Under the evidence of reality that Antoni Miró portrays in his paintings, there is always the certainty of a latent meaning. The artist adjusts figurative resources towards different extremes, so that everything, even what we recognize as belonging to our everyday life, is transformed into something disturbing and surprising. His ability to draw, his subtle chromatic distortions and the daring compositions are key tools for the creation of the sieve that codifies the reading of what is real and activates the need for careful contemplation.

Behind his steps as a painter, steps which have marked a long and recognized trajectory, we have always noticed the persistence of social denunciation. And even if it has been more evident in earlier periods, his present works still show the imbalance between different social levels and the indifference that terrible situations turned usual can generate. But, if the repetition of an image may eventually reduce its inherent drama -for example, the arrival on our coasts of a flimsy boat filled with African immigrants-, the artist knows how to eliminate the habit of dramatism from his gaze without falling into the alarmed cry. His gaze captures with subtlety, it does not erase the tragic tones but it also does not deform them. It is this complete balance that gives definite strength to his compositions of denunciation.

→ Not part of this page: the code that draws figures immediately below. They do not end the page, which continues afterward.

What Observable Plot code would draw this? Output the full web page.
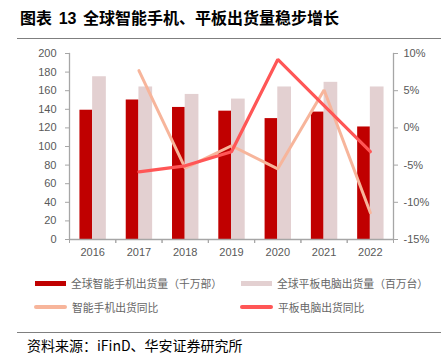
<!DOCTYPE html>
<html>
<head>
<meta charset="utf-8">
<script src="https://cdn.jsdelivr.net/npm/d3@7"></script>
<script src="https://cdn.jsdelivr.net/npm/@observablehq/plot@0.6"></script>
<style>
  html, body { margin: 0; padding: 0; background: #fff; }
  #wrap { position: relative; width: 441px; height: 356px; overflow: hidden; background: #fff; }
  .title { position: absolute; left: 20px; top: 6px; font-family: "Noto Sans CJK SC", sans-serif; font-weight: 700; font-size: 16px; line-height: 22px; color: #000; white-space: nowrap; word-spacing: 3px; }
  .title .num { font-family: "Liberation Sans", Arial, sans-serif; font-weight: 700; }
  .hr1 { position: absolute; left: 17px; right: 0; top: 38px; height: 0; border-top: 1.5px solid #7f7f7f; }
  .hr2 { position: absolute; left: 17px; right: 0; top: 332px; height: 0; border-top: 1.5px solid #7f7f7f; }
  #chart { position: absolute; left: 0; top: 40px; }
  .lg { position: absolute; font-family: "Noto Sans CJK SC", sans-serif; font-size: 10.8px; line-height: 14px; color: #666; white-space: nowrap; }
  .sw { position: absolute; }
  .src { position: absolute; left: 27px; top: 336px; font-family: "Noto Sans CJK SC", sans-serif; font-size: 14px; line-height: 18px; color: #000; white-space: nowrap; }
</style>
</head>
<body>
<div id="wrap">
  <div class="title">图表 <span class="num">13</span> 全球智能手机、平板出货量稳步增长</div>
  <div class="hr1"></div>
  <div id="chart"></div>
  <div id="legend"></div>
  <div class="hr2"></div>
  <div class="src">资料来源：iFinD、华安证券研究所</div>
</div>
<script>
const years = ["2016", "2017", "2018", "2019", "2020", "2021", "2022"];
const phoneShip = [139, 150, 142, 138, 130, 137, 121];   // 千万部
const tabletShip = [175, 164, 156, 151, 164, 169, 164];  // 百万台
const yoyYears = ["2017", "2018", "2019", "2020", "2021", "2022"];
const phoneYoY = [7.7, -5.4, -2.4, -5.5, 5.1, -11.4];   // %
const tabletYoY = [-5.9, -5.1, -3.2, 9.2, 3.0, -3.2];   // %
const leftTicks = [0, 20, 40, 60, 80, 100, 120, 140, 160, 180, 200];
const rightTicks = [-15, -10, -5, 0, 5, 10];
const seriesNames = ["全球智能手机出货量（千万部）", "全球平板电脑出货量（百万台）", "智能手机出货同比", "平板电脑出货同比"];

const colors = { phone: "#C00000", tablet: "#E3D0D1", phoneYoY: "#F7B59B", tabletYoY: "#FF5656" };
const axisGrey = "#A6A6A6";
const textGrey = "#595959";

// map percentage (-15..10) onto the left scale (0..200)
const pctToLeft = p => (p + 15) * 8;

const barRows = years.map((y, i) => ({ year: y, phone: phoneShip[i], tablet: tabletShip[i] }));
const phoneLine = yoyYears.map((y, i) => ({ year: y, v: pctToLeft(phoneYoY[i]) }));
const tabletLine = yoyYears.map((y, i) => ({ year: y, v: pctToLeft(tabletYoY[i]) }));

const W = 441, H = 225, mL = 69, mR = 48, mT = 13, mB = 26;
const step = (W - mL - mR) / years.length;
const half = step / 2;

const chart = Plot.plot({
  width: W, height: H,
  marginTop: mT, marginBottom: mB, marginLeft: mL, marginRight: mR,
  x: { domain: years, padding: 0, round: false, axis: null },
  y: { domain: [0, 200], axis: null },
  style: { fontFamily: "'Liberation Sans', Arial, sans-serif", fontSize: "11px", color: textGrey, background: "transparent", overflow: "visible" },
  marks: [
    Plot.barY(barRows, { x: "year", y: "phone", fill: colors.phone, insetLeft: half - 12.7, insetRight: half }),
    Plot.barY(barRows, { x: "year", y: "tablet", fill: colors.tablet, insetLeft: half, insetRight: half - 13.7 }),
    Plot.line(phoneLine, { x: "year", y: "v", stroke: colors.phoneYoY, strokeWidth: 3, strokeLinejoin: "miter" }),
    Plot.line(tabletLine, { x: "year", y: "v", stroke: colors.tabletYoY, strokeWidth: 3.2, strokeLinejoin: "miter" }),
    Plot.ruleY([0], { stroke: axisGrey, strokeWidth: 1.3 }),
    Plot.frame({ anchor: "left", stroke: axisGrey, strokeWidth: 1.3 }),
    Plot.frame({ anchor: "right", stroke: axisGrey, strokeWidth: 1.3 }),
    Plot.axisY({ ticks: leftTicks, anchor: "left", label: null, tickSize: 4, tickPadding: 9, stroke: axisGrey, fill: textGrey }),
    Plot.axisY({ ticks: rightTicks.map(pctToLeft), anchor: "right", label: null, tickSize: 4, tickPadding: 6, stroke: axisGrey, fill: textGrey, tickFormat: v => (v / 8 - 15) + "%" }),
    Plot.axisX({ tickSize: 4, dx: -half, label: null, tickFormat: () => "", stroke: axisGrey }),
    Plot.axisX({ tickSize: 4, dx: half, label: null, tickFormat: () => "", stroke: axisGrey }),
    Plot.axisX({ tickSize: 0, tickPadding: 9, label: null, fill: textGrey })
  ]
});
document.getElementById("chart").appendChild(chart);

// legend
const legend = document.getElementById("legend");
const items = [
  { name: seriesNames[0], color: colors.phone, x: 35, y: 283, w: 31, h: 5, round: false },
  { name: seriesNames[1], color: colors.tablet, x: 241, y: 283, w: 31, h: 5, round: false },
  { name: seriesNames[2], color: colors.phoneYoY, x: 34, y: 307, w: 33, h: 4, round: true },
  { name: seriesNames[3], color: colors.tabletYoY, x: 240, y: 307, w: 33, h: 4, round: true }
];
items.forEach(it => {
  const sw = document.createElement("div");
  sw.className = "sw";
  sw.style.left = it.x + "px";
  sw.style.top = (it.y - it.h / 2) + "px";
  sw.style.width = it.w + "px";
  sw.style.height = it.h + "px";
  sw.style.background = it.color;
  if (it.round) sw.style.borderRadius = (it.h / 2) + "px";
  legend.appendChild(sw);
  const t = document.createElement("div");
  t.className = "lg";
  t.style.left = (it.x + it.w + 5) + "px";
  t.style.top = (it.y - 7.5) + "px";
  t.textContent = it.name;
  legend.appendChild(t);
});
</script>
</body>
</html>
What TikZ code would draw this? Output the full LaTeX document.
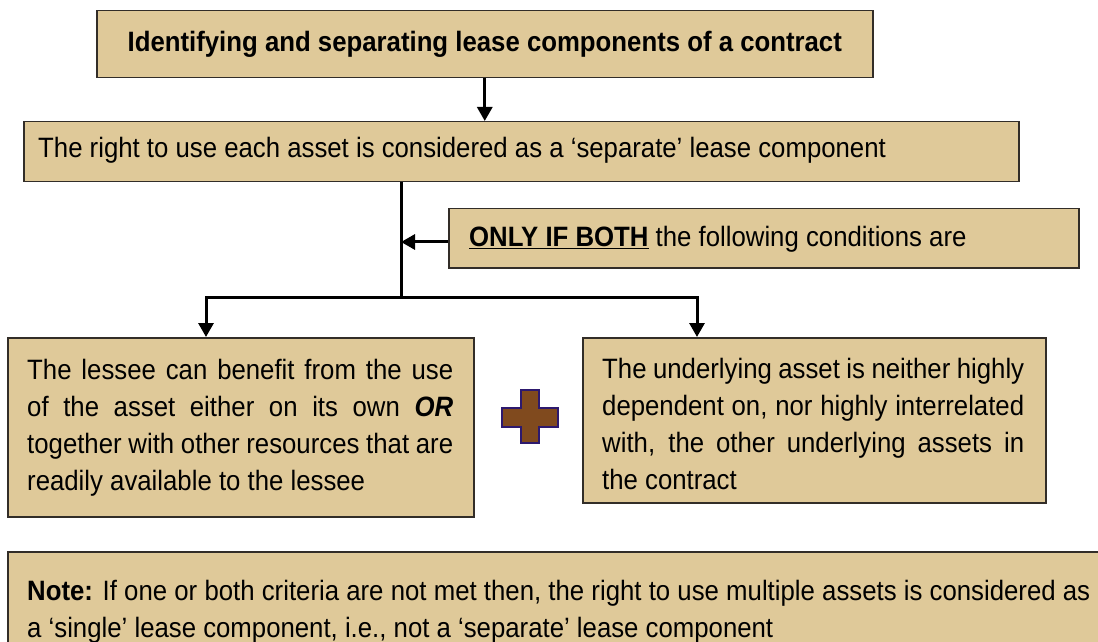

On the other hand, the artist revises mass culture icons without another turn of the screw on the known assumptions of Pop art. His work revises fragments or global visions of modern cities, cars and mannequins, with the same interest used in showing a Berber ceramic set. The poetics of daily life are taken from their environment occasionally so as to confront the spectator’s gaze with the essence of an inert reality that we contemplate with admiration on our daily journey.

All of these social patterns are not, even though they are important, the main value of Antoni Miró’s painting. Maybe what produces an immediate seduction of his work is the artist’s capacity to transform the scenography of the 21st century into something that w e are able to identify, but that, thanks to the plastic strategies used by the artist, we have trouble recognizing as our own.